Burgling a house must be pretty tiring work, you'd have to imagine, and it's bound to build up your appetite.

But even so, you're probably best avoid any potential snacks that might be lying around the scene of the crime, because police might use them to track you - even years later, when you think you've gotten away with the crime.

Take one criminal in Germany who has been found almost a decade after he robbed a house - all because he took a bite out of a sausage.

The piece of sausage.
Polizei Nordrhein-Westfalen/Newsflash

Back in 2012, police were called to investigate a break-in at a property in the town of Gevelsberg, in the German state of North Rhine-Westphalia.

The burglar had long since vanished, but they were able to seize a sausage that had a chunk bitten out of it, which was suspected to have been eaten and then discarded by the crook.

A DNA sample was obtained from the fragment of sausage, but there was no match in the database until recently - almost a decade later, in fact, when a 30-year-old Albanian man was identified as being the person who had bitten into the sausage during the robbery.

He had been arrested after involvement in a separate violent crime, and police had taken a DNA sample that was entered into the international database.

As a result, police say they are confident that the DNA match has allowed them to catch the man responsible for the theft dating back to March 2012.

The man had a bit of the sausage back in 2012.
PA

According to the police, the DNA strand had been obtained by the forensic team in North Rhine-Westphalia, who have now re-opened the burglary case and want to have him extradited from France to Germany where the investigation continues.

Yep, DNA is pretty useful in solving crimes - even historic ones.
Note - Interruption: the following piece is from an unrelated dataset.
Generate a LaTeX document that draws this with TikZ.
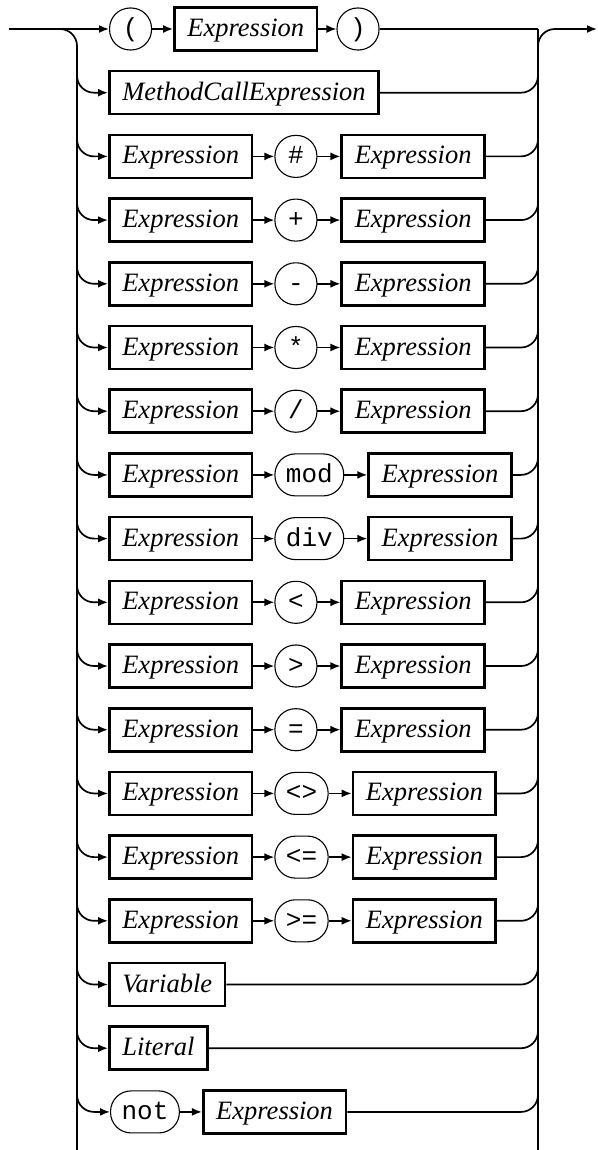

Just ask the former police chief who believes that new DNA studies could help to solve the mystery of the 'spy in the bag'.

Back in August 2010, the decomposing body of MI6 analyst Gareth Williams was found in a locked holdall in the bath of his flat in Pimlico, London.

In 2013, the Metropolitan Police concluded that the Government Communications Headquarters (GCHQ) codebreaker's death was 'probably an accident' and closed the case, but his family have long suspected foul play.

Williams' body was found in 2010.
Metropolitan Police

Earlier this year, former Detective Chief Superintendent Hamish Campbell - who led the probe prior to retirement - has called for a new review of the case, citing DNA analysis as the key to solving the mystery.

Speaking to The Sunday Times, he said: "There may be new forensic possibilities around some of the evidence we found in the flat.

"It might be a sensible option to take another look as part of a forensic review. You can never say never in relation to forensic reviews.

"Forensics do move on. I have experience of reviews where forensics alone will bring a case forward. Not a lot else will.

"It may be that an independent forensic company could be asked to have another look at it within a proper framework. That would be a sensible and reasonable thing to do."